Ribuan Ikan Mati Mendadak di Sungai Kapuas, Petani Temukan Hal Tak Biasa Pada Insang Ikan
Inilah kondisi alam Sungai Kapuas sewaktu-waktu berubah. Jadi ini adalah pengaruh alam dan biasanya terjadi pada musim kemarau
"Mati total dengan jumlah 1,2 ton itukan masih bibit ini tidak bisa diselamatkan. Ini bibit yang baru ditaburkan sekitar satu bulan dan tidak bisa dikonsumsi," ucap Bintoro.
Selanjutnya tahap kedua ikan yang mati ukuran empat ons, namun masih bisa diselamatkan dengan menjual harga murah.
"Jumlahnya mencapai dua ton lebih dengan harga Rp 16-18 ribu perkilo dijual para petani keramba," jelas Bintoro.
Sedangkan ukuran diatas enam ons sudah kebal dan dapat diselamatkan. Harga jualnya juga masih stabil dengan harga diatas Rp25 ribu perkilo.
"Total semua dari jumlah yang mati, mencapai 5 ton dari tiga kecamatan. Sedangkaan yang tidak dijual sama sekali berjulah 1,2 ton karena masih kecil," ungkapnya.
Banyaknya ikan dikeramba petani mati, menurut Bintoro lantaran adanya perubahan air akibat asimilasi air laut dengan air Sungai Kapuas dan Landak.
Hal itu terjadinya setelah kemarau sekitar 1,5 bulan dimana tidak ada hujan bahkan terjadi interupsi air laut.

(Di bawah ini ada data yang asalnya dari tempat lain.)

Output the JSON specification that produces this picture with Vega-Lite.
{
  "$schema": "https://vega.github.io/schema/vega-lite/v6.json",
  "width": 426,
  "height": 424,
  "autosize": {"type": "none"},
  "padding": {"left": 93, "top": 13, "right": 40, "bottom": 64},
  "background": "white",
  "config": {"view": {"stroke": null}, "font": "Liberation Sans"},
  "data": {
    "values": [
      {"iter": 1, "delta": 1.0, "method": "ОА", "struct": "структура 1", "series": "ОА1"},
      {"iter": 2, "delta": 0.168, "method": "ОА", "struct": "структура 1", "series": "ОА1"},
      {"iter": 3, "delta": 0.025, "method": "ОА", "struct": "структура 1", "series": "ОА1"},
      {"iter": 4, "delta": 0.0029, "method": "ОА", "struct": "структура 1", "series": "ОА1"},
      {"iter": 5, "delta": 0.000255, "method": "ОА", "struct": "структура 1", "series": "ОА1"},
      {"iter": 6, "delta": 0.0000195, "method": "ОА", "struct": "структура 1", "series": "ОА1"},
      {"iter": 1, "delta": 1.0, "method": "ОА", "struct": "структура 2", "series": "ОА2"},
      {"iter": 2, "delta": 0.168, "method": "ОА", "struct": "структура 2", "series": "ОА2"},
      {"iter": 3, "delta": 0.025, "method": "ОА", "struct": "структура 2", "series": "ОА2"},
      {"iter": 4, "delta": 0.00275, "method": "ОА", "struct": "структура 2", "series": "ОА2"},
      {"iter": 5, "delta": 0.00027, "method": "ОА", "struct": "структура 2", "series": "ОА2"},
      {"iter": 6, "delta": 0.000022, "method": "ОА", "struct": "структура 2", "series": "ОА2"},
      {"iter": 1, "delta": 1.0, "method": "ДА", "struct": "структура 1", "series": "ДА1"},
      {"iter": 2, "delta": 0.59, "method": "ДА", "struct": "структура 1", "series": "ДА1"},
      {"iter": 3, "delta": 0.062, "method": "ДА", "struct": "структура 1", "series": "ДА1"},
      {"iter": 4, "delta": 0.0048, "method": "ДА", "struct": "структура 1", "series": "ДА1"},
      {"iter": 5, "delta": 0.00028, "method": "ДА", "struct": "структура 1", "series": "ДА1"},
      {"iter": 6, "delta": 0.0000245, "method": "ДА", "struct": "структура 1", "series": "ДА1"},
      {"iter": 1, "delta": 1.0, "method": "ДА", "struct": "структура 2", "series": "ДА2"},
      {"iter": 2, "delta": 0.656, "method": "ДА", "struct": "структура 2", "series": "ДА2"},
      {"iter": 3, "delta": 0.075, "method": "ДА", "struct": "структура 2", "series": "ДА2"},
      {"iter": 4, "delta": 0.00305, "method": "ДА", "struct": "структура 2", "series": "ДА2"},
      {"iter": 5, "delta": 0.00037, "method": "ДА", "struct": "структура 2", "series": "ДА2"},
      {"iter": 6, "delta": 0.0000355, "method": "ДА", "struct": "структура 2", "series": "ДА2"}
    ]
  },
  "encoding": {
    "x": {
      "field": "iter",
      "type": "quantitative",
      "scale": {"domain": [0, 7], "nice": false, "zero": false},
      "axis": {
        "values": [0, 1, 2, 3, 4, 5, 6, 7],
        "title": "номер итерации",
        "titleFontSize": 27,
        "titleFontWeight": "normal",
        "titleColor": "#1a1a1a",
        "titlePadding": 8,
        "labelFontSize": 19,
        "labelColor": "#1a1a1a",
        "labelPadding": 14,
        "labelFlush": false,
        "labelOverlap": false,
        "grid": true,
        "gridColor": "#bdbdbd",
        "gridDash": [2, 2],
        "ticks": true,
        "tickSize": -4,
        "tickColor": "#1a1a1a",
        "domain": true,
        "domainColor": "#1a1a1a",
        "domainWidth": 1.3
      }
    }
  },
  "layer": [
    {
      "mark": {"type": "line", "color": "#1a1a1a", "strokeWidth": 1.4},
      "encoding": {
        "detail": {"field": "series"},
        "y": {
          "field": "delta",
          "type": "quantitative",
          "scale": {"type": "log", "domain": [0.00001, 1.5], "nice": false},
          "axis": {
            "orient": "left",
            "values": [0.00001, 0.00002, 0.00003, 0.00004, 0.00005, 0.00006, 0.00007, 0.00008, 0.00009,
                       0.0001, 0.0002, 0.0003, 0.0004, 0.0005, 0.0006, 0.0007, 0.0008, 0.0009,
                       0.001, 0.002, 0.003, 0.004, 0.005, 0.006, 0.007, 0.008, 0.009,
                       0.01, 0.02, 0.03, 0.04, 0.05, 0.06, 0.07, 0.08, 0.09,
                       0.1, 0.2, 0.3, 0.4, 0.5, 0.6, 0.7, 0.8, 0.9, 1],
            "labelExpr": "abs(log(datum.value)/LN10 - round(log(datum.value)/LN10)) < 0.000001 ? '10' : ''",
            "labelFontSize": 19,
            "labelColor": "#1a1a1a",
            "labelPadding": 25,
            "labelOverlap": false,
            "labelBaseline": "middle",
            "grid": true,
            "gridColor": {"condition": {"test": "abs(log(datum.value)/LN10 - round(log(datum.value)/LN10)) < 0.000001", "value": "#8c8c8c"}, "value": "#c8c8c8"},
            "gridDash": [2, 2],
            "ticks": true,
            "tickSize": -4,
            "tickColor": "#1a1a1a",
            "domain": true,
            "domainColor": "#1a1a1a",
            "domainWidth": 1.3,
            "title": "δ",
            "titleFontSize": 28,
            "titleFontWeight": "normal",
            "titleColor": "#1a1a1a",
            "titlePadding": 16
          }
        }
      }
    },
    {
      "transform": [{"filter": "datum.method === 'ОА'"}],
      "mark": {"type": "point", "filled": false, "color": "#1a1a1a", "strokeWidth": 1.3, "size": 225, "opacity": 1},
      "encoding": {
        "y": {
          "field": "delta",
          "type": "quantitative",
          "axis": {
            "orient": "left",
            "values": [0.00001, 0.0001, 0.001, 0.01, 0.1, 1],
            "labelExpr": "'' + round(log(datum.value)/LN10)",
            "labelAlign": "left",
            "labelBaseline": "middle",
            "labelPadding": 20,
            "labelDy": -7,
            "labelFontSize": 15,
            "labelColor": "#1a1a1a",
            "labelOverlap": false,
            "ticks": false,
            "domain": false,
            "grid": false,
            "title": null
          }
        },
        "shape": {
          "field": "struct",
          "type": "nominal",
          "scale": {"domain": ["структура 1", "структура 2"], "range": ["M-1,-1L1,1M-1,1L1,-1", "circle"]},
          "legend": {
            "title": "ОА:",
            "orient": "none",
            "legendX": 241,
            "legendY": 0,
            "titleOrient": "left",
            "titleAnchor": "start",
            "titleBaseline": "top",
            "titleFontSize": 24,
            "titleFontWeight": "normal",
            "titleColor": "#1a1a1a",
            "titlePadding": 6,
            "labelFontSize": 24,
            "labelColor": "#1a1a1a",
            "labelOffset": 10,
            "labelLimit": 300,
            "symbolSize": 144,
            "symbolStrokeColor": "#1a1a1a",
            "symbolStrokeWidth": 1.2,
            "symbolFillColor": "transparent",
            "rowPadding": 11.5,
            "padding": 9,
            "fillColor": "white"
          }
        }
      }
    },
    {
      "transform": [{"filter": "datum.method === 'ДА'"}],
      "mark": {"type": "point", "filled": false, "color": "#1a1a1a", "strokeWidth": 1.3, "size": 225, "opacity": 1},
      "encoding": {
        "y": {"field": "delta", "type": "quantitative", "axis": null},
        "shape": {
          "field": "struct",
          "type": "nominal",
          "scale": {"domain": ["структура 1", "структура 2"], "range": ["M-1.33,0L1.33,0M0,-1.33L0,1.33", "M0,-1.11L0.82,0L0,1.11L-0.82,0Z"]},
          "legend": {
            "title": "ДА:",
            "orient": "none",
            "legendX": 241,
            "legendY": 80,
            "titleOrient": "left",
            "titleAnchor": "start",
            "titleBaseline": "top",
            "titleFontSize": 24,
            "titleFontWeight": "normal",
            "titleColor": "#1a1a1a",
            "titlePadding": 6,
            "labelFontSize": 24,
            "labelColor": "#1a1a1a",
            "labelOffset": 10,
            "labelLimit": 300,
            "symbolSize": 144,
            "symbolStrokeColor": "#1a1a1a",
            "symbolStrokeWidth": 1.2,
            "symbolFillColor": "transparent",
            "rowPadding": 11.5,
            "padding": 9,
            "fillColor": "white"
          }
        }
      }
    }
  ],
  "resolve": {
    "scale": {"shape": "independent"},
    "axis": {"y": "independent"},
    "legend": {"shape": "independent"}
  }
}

"Ini yang menjadikan asimilasi air Kapuas maupun Landak sehingga setelah musim hujan datang sungai itu terjadi kejernihan yang luar biasa. Dengan kejadian itu, membuat kehidupan di sungai yang ada mengalami perubahan drastis. Kemudian PH air hanya 4,6-5,2. Sehingga tidak layak untuk kehidipan ikan air tawar," tambah Bintoro.

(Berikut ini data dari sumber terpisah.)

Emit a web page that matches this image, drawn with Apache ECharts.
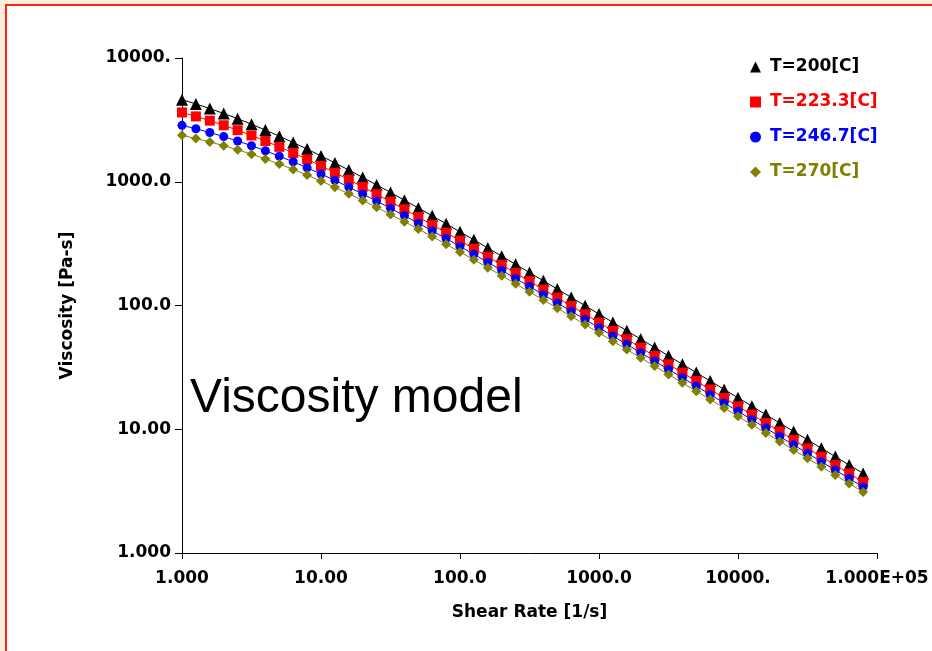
<!DOCTYPE html>
<html>
<head>
<meta charset="utf-8">
<script src="https://cdn.jsdelivr.net/npm/echarts@6/dist/echarts.min.js"></script>
<style>
html,body{margin:0;padding:0;width:932px;height:651px;overflow:hidden;background:#fcefd9;}
#frame{position:absolute;left:5px;top:4px;right:-4px;bottom:-4px;background:#fff;border-top:2px solid #ff2020;border-left:2px solid #ff2020;}
#chart{position:absolute;left:0;top:0;width:932px;height:651px;}
</style>
</head>
<body>
<div id="frame"></div>
<div id="chart"></div>
<script>
// Shear rate [1/s]
const shearRate = [1,1.259,1.585,1.995,2.512,3.162,3.981,5.012,6.31,7.943,
  10,12.59,15.85,19.95,25.12,31.62,39.81,50.12,63.1,79.43,
  100,125.9,158.5,199.5,251.2,316.2,398.1,501.2,631,794.3,
  1000,1259,1585,1995,2512,3162,3981,5012,6310,7943,
  10000,12590,15850,19950,25120,31620,39810,50120,63100,79430];

// Viscosity [Pa-s]
const visc200 = [4605,4254,3904,3563,3233,2916,2616,2335,2074,1836,
  1617,1420,1243,1084,943.5,819.5,709.9,614.0,530.5,457.4,
  394.0,339.1,291.6,250.5,215.1,184.5,158.2,135.7,116.3,99.61,
  85.31,73.04,62.53,53.52,45.81,39.19,33.53,28.69,24.54,20.99,
  17.95,15.36,13.13,11.24,9.607,8.217,7.027,6.009,5.140,4.394];
const visc223 = [3632,3374,3117,2860,2609,2367,2135,1915,1709,1518,
  1343,1183,1039,909.1,792.8,689.9,599.4,519.1,449.0,387.8,
  334.4,288.1,248.0,213.2,183.1,157.2,134.9,115.7,99.17,84.99,
  72.81,62.36,53.39,45.71,39.11,33.48,28.65,24.52,20.97,17.94,
  15.35,13.12,11.23,9.603,8.213,7.022,6.007,5.137,4.392,3.756];
const visc246 = [2858,2681,2500,2318,2135,1956,1779,1610,1450,1298,
  1156,1025,905.1,796.5,698.0,610.3,532.0,462.4,401.2,347.4,
  300.3,259.1,223.5,192.3,165.5,142.3,122.2,104.9,89.96,77.12,
  66.12,56.65,48.52,41.56,35.58,30.46,26.06,22.31,19.08,16.33,
  13.97,11.95,10.22,8.744,7.478,6.396,5.470,4.678,4.000,3.421];
const visc270 = [2372,2238,2098,1957,1813,1670,1529,1390,1258,1132,
  1013,902.6,799.4,706.3,621.5,544.5,475.9,415.0,360.6,312.8,
  271.0,234.0,202.0,174.2,150.0,129.0,110.9,95.19,81.71,70.09,
  60.11,51.52,44.13,37.81,32.38,27.72,23.73,20.31,17.38,14.87,
  12.72,10.88,9.312,7.965,6.812,5.826,4.983,4.262,3.645,3.117];

const seriesNames = ['T=200[C]','T=223.3[C]','T=246.7[C]','T=270[C]'];
const xTickValues = [1,10,100,1000,10000,100000];
const xTickLabels = ['1.000','10.00','100.0','1000.0','10000.','1.000E+05'];
const yTickValues = [1,10,100,1000,10000];
const yTickLabels = ['1.000','10.00','100.0','1000.0','10000.'];
const annotation = 'Viscosity model';

function fmt(vals, labels){
  return function(v){
    for (let i=0;i<vals.length;i++){ if (Math.abs(v-vals[i]) < vals[i]*1e-6) return labels[i]; }
    return '';
  };
}
function pairs(ys){ return shearRate.map((x,i)=>[x, ys[i]]); }

const colors = ['#000000','#ff0000','#0000ff','#808000'];
const symbols = ['triangle','rect','circle','diamond'];
const sizes = [12,10,9,10];
const dataSets = [visc200, visc223, visc246, visc270];

const chart = echarts.init(document.getElementById('chart'), null, {renderer:'canvas'});
const labelFont = {fontFamily:'DejaVu Sans', fontWeight:'bold', fontSize:17, color:'#000'};
chart.setOption({
  backgroundColor:'transparent',
  animation:false,
  grid:{left:182, top:58, width:695, height:495},
  xAxis:{
    type:'log', logBase:10, min:1, max:100000,
    name:'Shear Rate [1/s]', nameLocation:'middle', nameGap:51,
    nameTextStyle:{fontFamily:'DejaVu Sans', fontWeight:'bold', fontSize:17, color:'#000'},
    axisLine:{show:true, lineStyle:{color:'#000', width:1}},
    axisTick:{show:true, inside:false, length:6, lineStyle:{color:'#000'}},
    minorTick:{show:false}, splitLine:{show:false}, minorSplitLine:{show:false},
    axisLabel:Object.assign({margin:17, formatter:fmt(xTickValues,xTickLabels), showMinLabel:true, showMaxLabel:true}, labelFont)
  },
  yAxis:{
    type:'log', logBase:10, min:1, max:10000,
    name:'Viscosity [Pa-s]', nameLocation:'middle', nameGap:106, nameRotate:90,
    nameTextStyle:{fontFamily:'DejaVu Sans', fontWeight:'bold', fontSize:17, color:'#000'},
    axisLine:{show:true, lineStyle:{color:'#000', width:1}},
    axisTick:{show:true, inside:false, length:7, lineStyle:{color:'#000'}},
    minorTick:{show:false}, splitLine:{show:false}, minorSplitLine:{show:false},
    axisLabel:Object.assign({margin:11, formatter:fmt(yTickValues,yTickLabels), showMinLabel:true, showMaxLabel:true}, labelFont)
  },
  legend:{
    orient:'vertical', left:745, top:52, itemWidth:11, itemHeight:11, itemGap:15,
    data: seriesNames.map((n,i)=>({name:n, icon:symbols[i], textStyle:{color:colors[i]}})),
    textStyle:{fontFamily:'DejaVu Sans', fontWeight:'bold', fontSize:17, lineHeight:20, padding:[0,0,0,4]}
  },
  graphic:[{
    type:'text', left:190, top:375, z:10,
    style:{text:annotation, fontFamily:'Liberation Sans', fontSize:48, fill:'#000'}
  }],
  series: seriesNames.map((n,i)=>({
    name:n, type:'line', data:pairs(dataSets[i]),
    symbol:symbols[i], symbolSize:sizes[i], showAllSymbol:true,
    lineStyle:{color:colors[i], width:1},
    itemStyle:{color:colors[i]},
    emphasis:{disabled:true}
  }))
});
</script>
</body>
</html>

Adanya penurunan PH dan terjadinya perubahan air ini banyak ikan dikeramba petani mati.
Langkah kedepannya, Bintoro akan menyampaikan laporan pada Wali Kota Pontianak, Edi Rusdi Kamtono untuk memberikan bantuan pada petani.
Pemerintah Kota Pontianak sendiri mengadakan pemijahan ikan nila dan pihaknya akan berikan subsidi harga bibit.
Subsidi tersebut bisa Rp100-150 rupiah perekor ikan dengan ukuran 4-6 cm. Sehingga petani hanya membayar Rp150 atau Rp200 rupiah perekor.
"Ini solusi yang diberikan oleh Pemkot Pontianak untuk membantu para petani keramba. Jumlah petani di Pontianak Utara 12, Barat ada enam dan Pontianak Timur ada 15 petani," ucap Bintoro.
Setelah dilakukan pendataan, memang tidak semua ikan diremba petani yang mati. Ia bersyukur karena tidak menimbulkan banyak kerugian bagi semua petani keramba.
"Memang tidak semua terkena dampak dan mati dan hari ini kondisi air Kapuas dan Landak sudah normal," pungkasnya.
Gas Amoniak
Wali Kota Pontianak, Edi Rusdi Kamtono menegaskan memang dengan adanya perubahan kondisi air Kapuas dan Landak sepekan lalu membuat ikan para petani keramba mati.